As a company, Facebook aims to reach candidates from different backgrounds who embody its values. For the project, 21% of the students that Paragon One recruited came from underrepresented minorities and 65% were women.
“Paragon One brought us a great, diverse pool, not only in terms of educational background, but also diverse in culture, ethnicity and gender. I thought they all displayed the sort of values that we look for,” Pettus said. “The students were very curious and well prepared, very clear on the task assigned, asked really targeted questions.”
The COVID19 crisis has proved to be an inflection point for innovation in many industries, and while remote externships were particularly popular during lockdown, it stands to reason they will continue to be a valuable early talent identification tool for companies to assess student work on real projects at scale. And there are benefits for students too.
Remote externships allow students the opportunity to work in a virtual professional setting and give them the flexibility to work on a more targeted project - supported by task-specific training - than a general internship allows.

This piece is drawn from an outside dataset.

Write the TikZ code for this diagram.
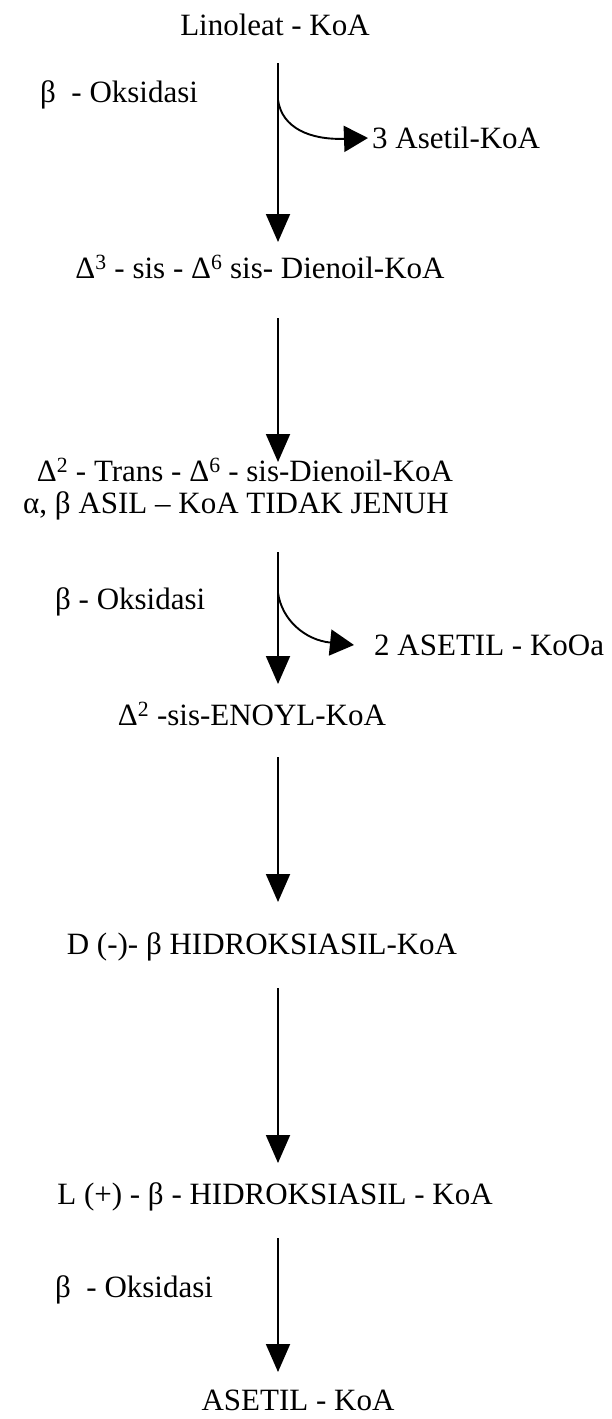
\documentclass[tikz,border=0pt]{standalone}
\usepackage{fontspec}
\setmainfont{Liberation Serif}
\usetikzlibrary{arrows.meta}
\tikzset{
  lbl/.style={inner sep=0pt, font=\fontsize{31}{36}\selectfont},
  flow/.style={line width=1.9pt, -{Triangle[length=28pt,width=24pt]}},
  side/.style={line width=1.9pt, -{Triangle[length=24pt,width=26pt]}},
}
\begin{document}
\begin{tikzpicture}[x=1pt,y=-1pt]
\useasboundingbox (0,0) rectangle (611,1419);
% compounds along the pathway
\node[lbl] (lin) at (275,25) {Linoleat - KoA};
\node[lbl] (die3) at (260,267) {Δ\textsuperscript{3} - sis - Δ\textsuperscript{6} sis- Dienoil-KoA};
\node[lbl] (tr2) at (245,470) {Δ\textsuperscript{2} - Trans - Δ\textsuperscript{6} - sis-Dienoil-KoA};
\node[lbl] (asil) at (236,506) {α, β ASIL – KoA TIDAK JENUH};
\node[lbl] (eno) at (252,714) {Δ\textsuperscript{2} -sis-ENOYL-KoA};
\node[lbl] (dh) at (262,947) {D (-)- β HIDROKSIASIL-KoA};
\node[lbl] (lh) at (275,1197) {L (+) - β - HIDROKSIASIL - KoA};
\node[lbl] (ac) at (298,1400) {ASETIL - KoA};
% by-products and step labels
\node[lbl, anchor=west] (p3) at (372,138) {3 Asetil-KoA};
\node[lbl, anchor=west] (p2) at (374,645) {2 ASETIL - KoOa};
\node[lbl, anchor=west] (ox1) at (40,95) {β \ - Oksidasi};
\node[lbl, anchor=west] (ox2) at (55,602) {β - Oksidasi};
\node[lbl, anchor=west] (ox3) at (55,1290) {β \ - Oksidasi};
% main arrows
\coordinate (a1s) at (278,63);  \coordinate (a1e) at (278,242);
\coordinate (a2s) at (278,318); \coordinate (a2e) at (278,462);
\coordinate (a3s) at (278,552); \coordinate (a3e) at (278,684);
\coordinate (a4s) at (278,757); \coordinate (a4e) at (278,902);
\coordinate (a5s) at (278,988); \coordinate (a5e) at (278,1163);
\coordinate (a6s) at (278,1238); \coordinate (a6e) at (278,1372);
\draw[flow] (a1s) -- (a1e);
\draw[flow] (a2s) -- (a2e);
\draw[flow] (a3s) -- (a3e);
\draw[flow] (a4s) -- (a4e);
\draw[flow] (a5s) -- (a5e);
\draw[flow] (a6s) -- (a6e);
% side branches releasing acetyl-CoA
\coordinate (b1) at (278,100);
\coordinate (b2) at (278,593);
\draw[side] (b1) .. controls (282,128) and (310,140) .. ([xshift=-4pt]p3.west);
\draw[side] (b2) .. controls (282,620) and (305,640) .. ([xshift=-20pt]p2.west);
\end{tikzpicture}
\end{document}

Jeffrey Li, a rising senior at Dartmouth College in New Hampshire, said he used the time management skills he had developed as an athlete to succeed during the externship, and appreciated the opportunity to work asynchronously.
“Remote externships really work for me because they allow me to manage work on my own time. I’ve done several and honestly, the Facebook externship I did through Paragon One was the best one I’ve ever had,” he said.
“The weekly Zoom calls where we reported the progress we had made with the Facebook Disruptors team was very, very motivational. I study government and policy and it just never occurred to me that I could apply my skills at Facebook or to a Big Tech job. This externship opened my eyes to new possibilities for my career.”
Nicole Trezza, a rising senior at Amherst College in Massachusetts, agreed.
“I’m a science major, but I realized I didn’t want to spend my career in a lab or go to med school, so it was important to me to take the summer to explore other options. I didn’t think I had the profile to be able to lock down an internship in marketing, much less one at a company that would add value to my resume.”
Fundamentally, the remote externship experience helped candidates understand the company’s recruiting process and the sort of work they would do as an employee and helped them build skills that will set them up for success in their future careers.